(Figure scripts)
* * *
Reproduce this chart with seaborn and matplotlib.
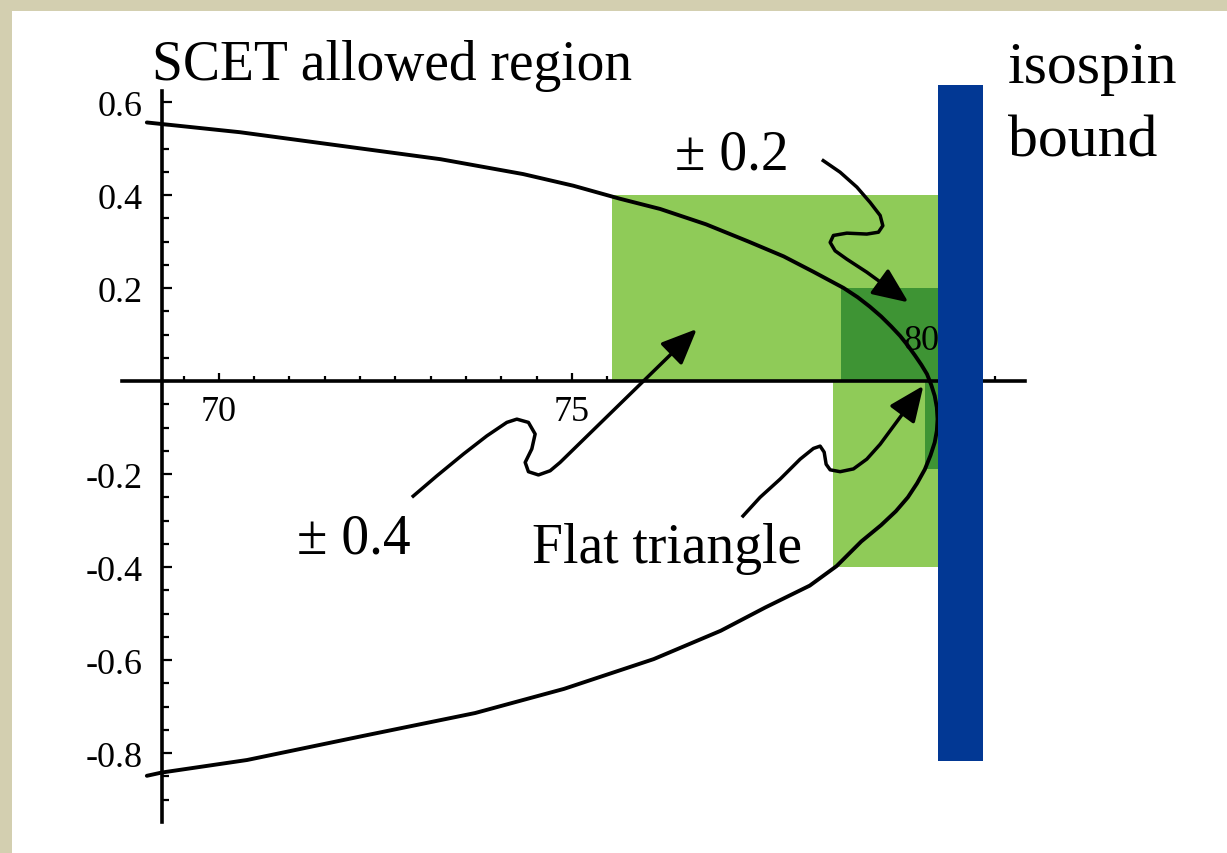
import numpy as np
import matplotlib
matplotlib.use("Agg")
import matplotlib.pyplot as plt
import seaborn as sns
from matplotlib.patches import Rectangle, FancyArrowPatch
from matplotlib.path import Path

# boundary of the SCET allowed region
curve_x = [68.98, 70.30, 71.72, 73.14, 74.31, 75.02, 75.68, 76.25, 76.90, 77.50, 78.00,
           78.42, 78.85, 79.05, 79.22, 79.38, 79.52, 79.65, 79.76, 79.86, 79.95, 80.03,
           80.09, 80.14, 80.17, 80.18, 80.17, 80.14, 80.08, 80.00, 79.89, 79.76, 79.59,
           79.38, 79.10, 78.75, 78.37, 77.74, 77.11, 76.16, 74.89, 73.63, 72.05, 70.40,
           69.19, 68.98]
curve_y = [0.556, 0.535, 0.506, 0.477, 0.445, 0.420, 0.392, 0.370, 0.337, 0.300, 0.268,
           0.235, 0.200, 0.180, 0.160, 0.139, 0.118, 0.097, 0.076, 0.055, 0.035, 0.015,
           -0.008, -0.032, -0.057, -0.082, -0.107, -0.132, -0.160, -0.190, -0.220, -0.250,
           -0.280, -0.310, -0.345, -0.398, -0.440, -0.487, -0.537, -0.598, -0.662, -0.714,
           -0.763, -0.815, -0.842, -0.849]

# boxes: (x0, x1, y0, y1)
light_boxes = [(75.57, 80.19, 0.0, 0.4), (78.70, 80.19, -0.4, 0.0)]
dark_boxes = [(78.81, 80.19, 0.0, 0.2), (80.0, 80.19, -0.19, 0.0)]
isospin_bar = (80.19, 80.83, -0.817, 0.637)

# annotation arrows
arrow04_x = [72.734, 73.088, 73.465, 73.796, 74.079, 74.221, 74.385, 74.480, 74.433, 74.339,
             74.385, 74.527, 74.693, 74.834, 76.771]
arrow04_y = [-0.250, -0.204, -0.157, -0.118, -0.089, -0.082, -0.089, -0.114, -0.146, -0.175,
             -0.195, -0.202, -0.193, -0.175, 0.112]
arrow02_x = [78.541, 78.800, 79.037, 79.225, 79.367, 79.405, 79.343, 79.178, 78.895, 78.705,
             78.659, 78.729, 78.895, 79.178, 79.768]
arrow02_y = [0.476, 0.449, 0.417, 0.384, 0.356, 0.334, 0.320, 0.316, 0.318, 0.313,
             0.298, 0.280, 0.262, 0.234, 0.169]
arrowft_x = [77.408, 77.667, 77.950, 78.234, 78.422, 78.517, 78.574, 78.602, 78.659, 78.800,
             78.989, 79.178, 79.367, 79.980]
arrowft_y = [-0.293, -0.250, -0.211, -0.168, -0.145, -0.140, -0.153, -0.179, -0.191, -0.195,
             -0.189, -0.168, -0.136, -0.010]

x_major = [70, 75, 80]
x_labels = ['70', '75', '']
y_major = [-0.8, -0.6, -0.4, -0.2, 0.2, 0.4, 0.6]
y_labels = ['-0.8', '-0.6', '-0.4', '-0.2', '0.2', '0.4', '0.6']

sns.set_theme(style='white')
plt.rcParams['font.family'] = ['Liberation Serif', 'DejaVu Serif']
plt.rcParams['axes.unicode_minus'] = False
plt.rcParams['text.color'] = 'black'

fig = plt.figure(figsize=(12.27, 8.54), dpi=100, facecolor='#d3cfb0')
fig.patches.append(Rectangle((12 / 1227, 0), 1, 1 - 12 / 854, transform=fig.transFigure,
                             facecolor='white', edgecolor='none', zorder=-10))
ax = fig.add_axes([0, 0, 1, 1])
ax.set_facecolor('none')
ax.set_xlim(66.90, 84.28)
ax.set_ylim(-1.015, 0.8215)

light = '#8fcb58'
dark = '#3e9434'
for x0, x1, y0, y1 in light_boxes:
    ax.add_patch(Rectangle((x0, y0), x1 - x0, y1 - y0, facecolor=light, edgecolor='none', zorder=1))
for x0, x1, y0, y1 in dark_boxes:
    ax.add_patch(Rectangle((x0, y0), x1 - x0, y1 - y0, facecolor=dark, edgecolor='none', zorder=1.5))

sns.lineplot(x=curve_x, y=curve_y, sort=False, estimator=None, color='black', lw=2.8, ax=ax, zorder=3)
ax.lines[-1].set_solid_joinstyle('round')

for xs, ys in [(arrow04_x, arrow04_y), (arrow02_x, arrow02_y), (arrowft_x, arrowft_y)]:
    arr = FancyArrowPatch(path=Path(np.column_stack([xs, ys])),
                          arrowstyle='-|>,head_length=2.2,head_width=0.95', mutation_scale=10,
                          lw=2.5, color='black', joinstyle='round', capstyle='butt', zorder=4)
    ax.add_patch(arr)

bx0, bx1, by0, by1 = isospin_bar
ax.add_patch(Rectangle((bx0, by0), bx1 - bx0, by1 - by0, facecolor='#023894', edgecolor='none', zorder=5))

# axes through the origin
for s in ['top', 'right']:
    ax.spines[s].set_visible(False)
ax.spines['bottom'].set_position(('data', 0))
ax.spines['left'].set_position(('data', 69.2))
ax.spines['bottom'].set_bounds(68.63, 81.42)
ax.spines['left'].set_bounds(-0.948, 0.624)
for s in ['bottom', 'left']:
    ax.spines[s].set_linewidth(2.6)
    ax.spines[s].set_color('black')
    ax.spines[s].set_zorder(2)

ax.set_xticks(x_major, labels=x_labels)
ax.set_xticks(np.arange(69.5, 81.01, 0.5), minor=True)
ax.set_yticks(y_major, labels=y_labels)
ax.set_yticks(np.arange(-0.9, 0.601, 0.05), minor=True)
ax.tick_params(axis='both', which='both', bottom=True, left=True, top=False, right=False, color='black')
ax.tick_params(axis='x', which='major', direction='in', length=6, width=1.6, pad=10, labelsize=26, labelcolor='black')
ax.tick_params(axis='x', which='minor', direction='in', length=3.8, width=1.6)
ax.tick_params(axis='y', which='major', direction='in', length=7, width=1.6, pad=14, labelsize=26, labelcolor='black')
ax.tick_params(axis='y', which='minor', direction='in', length=4.8, width=1.6)
ax.text(79.95, 0.069, '80', fontsize=26, ha='center', va='baseline', color='black', zorder=2.5)

ax.text(69.055, 0.649, 'SCET allowed region', fontsize=40, ha='left', va='baseline', color='black')
ax.text(81.18, 0.643, 'isospin', fontsize=43, ha='left', va='baseline', color='black')
ax.text(81.18, 0.484, 'bound', fontsize=43, ha='left', va='baseline', color='black')
ax.text(76.46, 0.456, '± 0.2', fontsize=40, ha='left', va='baseline', color='black')
ax.text(71.10, -0.368, '± 0.4', fontsize=40, ha='left', va='baseline', color='black')
ax.text(74.43, -0.390, 'Flat triangle', fontsize=40, ha='left', va='baseline', color='black')

fig.savefig('out.png', dpi=100, facecolor=fig.get_facecolor())
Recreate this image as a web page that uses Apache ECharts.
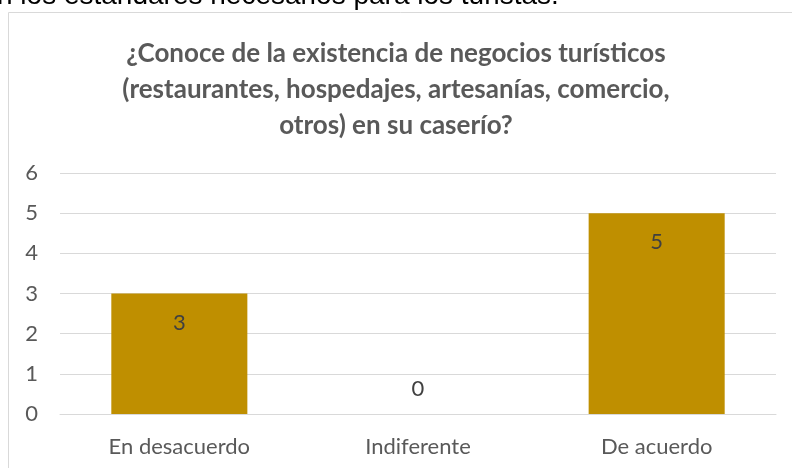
<!DOCTYPE html>
<html>
<head>
<meta charset="utf-8">
<script src="https://cdn.jsdelivr.net/npm/echarts@6/dist/echarts.min.js"></script>
<style>
  html, body { margin: 0; padding: 0; background: #fff; }
  #chart { width: 792px; height: 468px; }
</style>
</head>
<body>
<div id="chart"></div>
<script>
const categories = ["En desacuerdo", "Indiferente", "De acuerdo"];
const values = [3, 0, 5];
const yTicks = { min: 0, max: 6, interval: 1 };

const chart = echarts.init(document.getElementById("chart"));

// zero-height bar gets its label above the axis, like the original
const barData = values.map((v) =>
  v === 0 ? { value: v, label: { position: "top", distance: 14 } } : v
);

chart.setOption({
  animation: false,
  textStyle: { fontFamily: "Lato" },
  graphic: [
    {
      type: "text",
      left: -3,
      top: -18,
      style: {
        text: "n los estándares necesarios para los turistas.",
        font: "28px 'Liberation Sans'",
        fill: "#000",
      },
    },
    {
      type: "rect",
      shape: { x: 8.5, y: 12.5, width: 820, height: 500 },
      style: { fill: "none", stroke: "#d9d9d9", lineWidth: 1 },
      z: -1,
    },
  ],
  title: {
    text: "¿Conoce de la existencia de negocios turísticos\n(restaurantes, hospedajes, artesanías, comercio,\notros) en su caserío?",
    left: "center",
    top: 31,
    textStyle: {
      fontFamily: "Lato",
      fontWeight: "bold",
      fontSize: 26,
      lineHeight: 36,
      color: "#595959",
      align: "center",
    },
  },
  grid: { left: 60, right: 16, top: 173, bottom: 54 },
  xAxis: {
    type: "category",
    data: categories,
    axisLine: { lineStyle: { color: "#d9d9d9" } },
    axisTick: { show: false },
    axisLabel: { color: "#595959", fontSize: 22, margin: 22 },
  },
  yAxis: {
    type: "value",
    min: yTicks.min,
    max: yTicks.max,
    interval: yTicks.interval,
    axisLine: { show: false },
    axisTick: { show: false },
    axisLabel: { color: "#595959", fontSize: 22, margin: 22 },
    splitLine: { lineStyle: { color: "#d9d9d9", width: 1 } },
  },
  series: [
    {
      type: "bar",
      data: barData,
      barCategoryGap: "43%",
      itemStyle: { color: "#BF8F00" },
      label: {
        show: true,
        position: "insideTop",
        distance: 18,
        color: "#404040",
        fontSize: 22,
      },
    },
  ],
});
</script>
</body>
</html>
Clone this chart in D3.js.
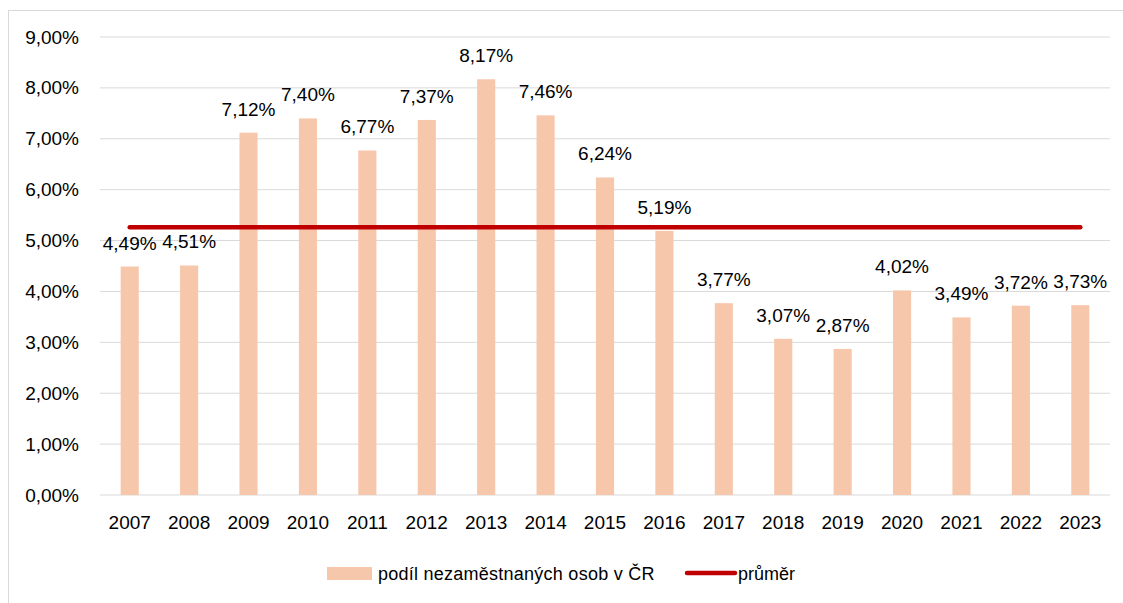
<!DOCTYPE html>
<html><head><meta charset="utf-8">
<script src="https://cdn.jsdelivr.net/npm/d3@7"></script>
<style>body{margin:0;background:#fff}svg{display:block;font-family:"Liberation Sans",Arial,sans-serif}</style>
</head><body>
<svg id="c" width="1123" height="603"></svg>
<script>
const years = ["2007","2008","2009","2010","2011","2012","2013","2014","2015","2016","2017","2018","2019","2020","2021","2022","2023"];
const shares = [4.49,4.51,7.12,7.40,6.77,7.37,8.17,7.46,6.24,5.19,3.77,3.07,2.87,4.02,3.49,3.72,3.73];
const average = 5.26;
const yTicks = [0,1,2,3,4,5,6,7,8,9];
const seriesNames = ["podíl nezaměstnaných osob v ČR","průměr"];

const svg = d3.select("#c");
const fmt = v => d3.format(".2f")(v).replace(".", ",") + "%";

svg.append("rect").attr("x",8.5).attr("y",10.5).attr("width",1130).attr("height",610)
  .attr("fill","none").attr("stroke","#d9d9d9");

const x = d3.scaleBand().domain(years).range([100,1110]).paddingInner(0.695).paddingOuter(0.3475);
const y = d3.scaleLinear().domain([0,9]).range([495,37]);

svg.append("g").selectAll("line").data(yTicks).join("line")
  .attr("x1",100).attr("x2",1110).attr("y1",d=>y(d)).attr("y2",d=>y(d))
  .attr("stroke","#d9d9d9").attr("stroke-width",1);

const yAxis = d3.axisLeft(y).tickValues(yTicks).tickFormat(d=>fmt(d)).tickSize(0).tickPadding(0);
svg.append("g").attr("transform","translate(79,0)").call(yAxis)
  .call(g=>g.select(".domain").remove())
  .selectAll("text").attr("font-size",19).attr("fill","#000").attr("font-family","Liberation Sans, Arial");

const xAxis = d3.axisBottom(x).tickSize(0).tickPadding(0);
svg.append("g").attr("transform","translate(0,515)").call(xAxis)
  .call(g=>g.select(".domain").remove())
  .selectAll("text").attr("font-size",19).attr("fill","#000").attr("font-family","Liberation Sans, Arial");

svg.append("g").selectAll("rect").data(years).join("rect")
  .attr("x",d=>x(d)).attr("width",x.bandwidth())
  .attr("y",(d,i)=>y(shares[i])).attr("height",(d,i)=>y(0)-y(shares[i]))
  .attr("fill","#f7c7ac");

svg.append("line")
  .attr("x1",x(years[0])+x.bandwidth()/2).attr("x2",x(years[years.length-1])+x.bandwidth()/2)
  .attr("y1",y(average)).attr("y2",y(average))
  .attr("stroke","#c00000").attr("stroke-width",4.5).attr("stroke-linecap","round");

svg.append("g").selectAll("text").data(years).join("text")
  .attr("x",d=>x(d)+x.bandwidth()/2).attr("y",(d,i)=>y(shares[i])-17)
  .attr("text-anchor","middle").attr("font-size",19).attr("fill","#000")
  .text((d,i)=>fmt(shares[i]));

// legend
const lg = svg.append("g");
lg.append("rect").attr("x",327).attr("y",567).attr("width",45).attr("height",13).attr("fill","#f7c7ac");
lg.append("text").attr("x",378).attr("y",580).attr("font-size",18).attr("fill","#000").style("letter-spacing","0.25px").text(seriesNames[0]);
lg.append("line").attr("x1",687).attr("x2",735).attr("y1",573).attr("y2",573).attr("stroke","#c00000").attr("stroke-width",4.5).attr("stroke-linecap","round");
lg.append("text").attr("x",738).attr("y",580).attr("font-size",18).attr("fill","#000").text(seriesNames[1]);
</script>
</body></html>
* * *
Exercise description: Transcribe exactly, please, the lines between the start of the records above and the line holding "from matplotlib.path import Path", counting both of those lines and omitting pictures.

Result:
Reproduce this chart with seaborn and matplotlib.
import numpy as np
import matplotlib
matplotlib.use("Agg")
import matplotlib.pyplot as plt
import seaborn as sns
from matplotlib.patches import Rectangle, FancyArrowPatch
from matplotlib.path import Path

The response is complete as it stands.